3.2Operations.  At all times during the Term, HSM shall control and direct the Equipment and the crew of
such Equipment and HSM shall:
(a)use reasonable care in material compliance with Applicable Laws and applicable agreements in
providing the Transportation Services;
(b)use due diligence to ensure that the Equipment, to the extent applicable, (i) is seaworthy and
prudently manned, maintained, equipped and supplied; (ii) is suitable for the specified Cargo; (iii)

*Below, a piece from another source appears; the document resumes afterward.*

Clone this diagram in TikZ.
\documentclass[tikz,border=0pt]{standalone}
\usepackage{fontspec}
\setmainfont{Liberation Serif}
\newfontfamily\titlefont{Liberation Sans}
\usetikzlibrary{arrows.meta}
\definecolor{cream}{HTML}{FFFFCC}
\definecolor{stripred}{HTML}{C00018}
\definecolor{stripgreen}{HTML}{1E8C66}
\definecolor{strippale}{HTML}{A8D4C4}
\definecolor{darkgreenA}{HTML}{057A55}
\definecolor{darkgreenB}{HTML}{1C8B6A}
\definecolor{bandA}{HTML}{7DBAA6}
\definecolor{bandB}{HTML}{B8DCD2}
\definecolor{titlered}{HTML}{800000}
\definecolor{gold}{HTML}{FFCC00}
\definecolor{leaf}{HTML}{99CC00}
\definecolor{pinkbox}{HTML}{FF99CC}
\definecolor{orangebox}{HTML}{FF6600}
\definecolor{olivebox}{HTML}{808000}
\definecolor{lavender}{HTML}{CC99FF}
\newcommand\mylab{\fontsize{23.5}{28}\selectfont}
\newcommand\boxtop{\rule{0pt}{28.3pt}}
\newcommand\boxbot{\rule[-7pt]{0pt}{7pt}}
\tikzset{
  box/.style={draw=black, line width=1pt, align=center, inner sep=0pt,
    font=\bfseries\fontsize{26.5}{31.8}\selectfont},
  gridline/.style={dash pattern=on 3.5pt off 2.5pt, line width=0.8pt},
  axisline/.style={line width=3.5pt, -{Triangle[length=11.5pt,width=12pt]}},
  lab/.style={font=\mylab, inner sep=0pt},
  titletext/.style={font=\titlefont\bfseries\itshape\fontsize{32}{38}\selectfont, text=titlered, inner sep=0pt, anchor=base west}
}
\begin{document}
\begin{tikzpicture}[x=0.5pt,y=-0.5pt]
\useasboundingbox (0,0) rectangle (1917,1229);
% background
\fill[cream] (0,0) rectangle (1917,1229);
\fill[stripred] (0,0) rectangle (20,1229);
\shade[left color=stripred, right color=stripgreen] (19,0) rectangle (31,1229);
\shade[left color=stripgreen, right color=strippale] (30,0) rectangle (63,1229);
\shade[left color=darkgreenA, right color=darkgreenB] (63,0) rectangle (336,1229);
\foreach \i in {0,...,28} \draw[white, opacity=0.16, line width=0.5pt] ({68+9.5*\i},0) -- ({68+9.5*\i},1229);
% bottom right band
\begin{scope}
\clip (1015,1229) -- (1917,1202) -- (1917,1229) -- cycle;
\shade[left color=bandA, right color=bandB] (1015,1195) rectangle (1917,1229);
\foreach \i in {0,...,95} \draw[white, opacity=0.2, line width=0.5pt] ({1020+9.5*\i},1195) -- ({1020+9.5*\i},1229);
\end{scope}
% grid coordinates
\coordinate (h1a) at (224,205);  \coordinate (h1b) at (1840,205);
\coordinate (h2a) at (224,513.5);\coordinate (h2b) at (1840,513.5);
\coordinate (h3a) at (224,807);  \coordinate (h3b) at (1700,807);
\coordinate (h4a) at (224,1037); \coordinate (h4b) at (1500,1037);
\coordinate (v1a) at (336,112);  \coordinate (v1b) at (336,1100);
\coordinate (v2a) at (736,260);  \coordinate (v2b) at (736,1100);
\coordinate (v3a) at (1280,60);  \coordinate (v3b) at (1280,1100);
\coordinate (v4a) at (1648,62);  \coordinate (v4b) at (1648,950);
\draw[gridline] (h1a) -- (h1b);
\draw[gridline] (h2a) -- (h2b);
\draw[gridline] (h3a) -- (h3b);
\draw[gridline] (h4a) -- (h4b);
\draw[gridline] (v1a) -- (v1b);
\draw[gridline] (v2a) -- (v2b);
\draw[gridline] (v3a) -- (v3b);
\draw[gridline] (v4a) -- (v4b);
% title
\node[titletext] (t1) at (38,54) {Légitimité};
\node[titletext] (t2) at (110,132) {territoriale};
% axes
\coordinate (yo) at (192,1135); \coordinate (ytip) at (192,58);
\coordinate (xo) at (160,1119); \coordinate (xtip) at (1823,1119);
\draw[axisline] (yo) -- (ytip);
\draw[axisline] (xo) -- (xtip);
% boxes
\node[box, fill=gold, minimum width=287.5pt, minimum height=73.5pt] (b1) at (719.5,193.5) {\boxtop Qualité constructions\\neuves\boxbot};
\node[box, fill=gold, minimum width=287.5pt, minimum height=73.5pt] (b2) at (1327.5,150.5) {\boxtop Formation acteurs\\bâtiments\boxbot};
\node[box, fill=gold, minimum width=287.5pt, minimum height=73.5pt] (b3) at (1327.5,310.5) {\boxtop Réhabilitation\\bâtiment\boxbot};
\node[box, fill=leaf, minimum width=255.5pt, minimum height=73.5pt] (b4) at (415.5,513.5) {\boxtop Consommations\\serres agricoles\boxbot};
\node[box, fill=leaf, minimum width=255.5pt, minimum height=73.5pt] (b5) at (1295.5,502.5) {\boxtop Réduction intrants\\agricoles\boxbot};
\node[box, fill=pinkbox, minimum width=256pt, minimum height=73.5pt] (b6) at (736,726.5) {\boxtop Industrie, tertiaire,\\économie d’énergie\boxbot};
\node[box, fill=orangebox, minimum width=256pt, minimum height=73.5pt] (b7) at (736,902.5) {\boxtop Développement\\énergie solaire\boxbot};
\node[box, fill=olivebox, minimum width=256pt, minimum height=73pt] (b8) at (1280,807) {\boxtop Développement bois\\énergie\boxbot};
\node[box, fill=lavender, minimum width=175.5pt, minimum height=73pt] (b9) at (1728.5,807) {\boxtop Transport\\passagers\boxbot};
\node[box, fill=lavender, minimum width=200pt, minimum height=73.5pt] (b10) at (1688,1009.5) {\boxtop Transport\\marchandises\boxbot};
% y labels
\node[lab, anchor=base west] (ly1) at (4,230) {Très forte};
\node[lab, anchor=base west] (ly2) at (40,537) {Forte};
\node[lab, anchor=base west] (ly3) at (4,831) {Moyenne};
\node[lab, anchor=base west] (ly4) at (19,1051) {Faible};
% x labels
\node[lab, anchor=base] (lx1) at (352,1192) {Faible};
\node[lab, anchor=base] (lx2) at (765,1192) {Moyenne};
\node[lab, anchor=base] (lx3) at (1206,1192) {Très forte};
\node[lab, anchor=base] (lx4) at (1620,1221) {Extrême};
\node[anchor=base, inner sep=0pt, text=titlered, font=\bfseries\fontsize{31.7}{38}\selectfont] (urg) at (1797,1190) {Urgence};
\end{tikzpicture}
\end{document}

has fully functioning safety valves, overfill prevention system, fire suppression system, and
automatic identification system transponder; (iv) is vapor tight (with certificates of vapor tightness
provided to MPC upon request and updated according to Applicable Law); and (v) has no
manifolds between compartments containing gasoline and distillate respectively;
(c)as soon as practical, notify MPC of any accidents, whether or not damage is obvious, occurring in
the performance of the Transportation Services and promptly furnish MPC with a written report of
all of the circumstances of any such accident; and
(d)in the event HSM arranges to have a surveyor attend and/or inspect the Equipment and/or any
damage or other event or incident arising from or relating to this Agreement, provide
MPC as much advance notice of any such survey as is practical under the circumstances, to enable
MPC personnel to attend such survey and/or arrange to appoint its own surveyor.
3.3Additional Transportation Service. If MPC requests in writing to HSM a transportation service not covered
by the Transportation Services being provided pursuant to this Agreement as of the date of the request, and
HSM agrees to provide such service, then the Parties will negotiate in good faith an amendment to Exhibit B
or Exhibit G, as applicable, to include the additional transportation service (each such service an
"Additional Transportation Service"), the terms and conditions for the provision of each Additional
Transportation Service and the Monthly Payment payable to MPC for each Additional Transportation
Service, such Monthly Payment to be determined with the intent that it reflects an arm's length standard.
3.4Modification; Third Party Providers.
(a)Any requests or other communications from a Party to another Party regarding (i) the
Transportation Services (ii) any modification or alteration to the provision of the
Transportation Services or (iii) the provision of an Additional Transportation Service must be
made by an Authorized Representative (it being understood that the receiving Party shall not be
obligated to agree to any modification or alteration requested thereby).
(b)The Parties understand and agree that MPC may contract with any Third Party to provide
equipment and/or transportation services that are not included in Equipment or
Transportation Services under this Agreement. Further, any costs or expenses to be incurred in
connection with obtaining such equipment or transportation services from a Third Party shall be
paid by MPC; provided, however, that pursuant to the Second Amended and Restated
Management Services Agreement HSM shall use commercially reasonable efforts to assist MPC in
contracting for and vetting and managing such Third-Party equipment or transportation
services and shall communicate to MPC in advance the expected costs or expenses to be incurred.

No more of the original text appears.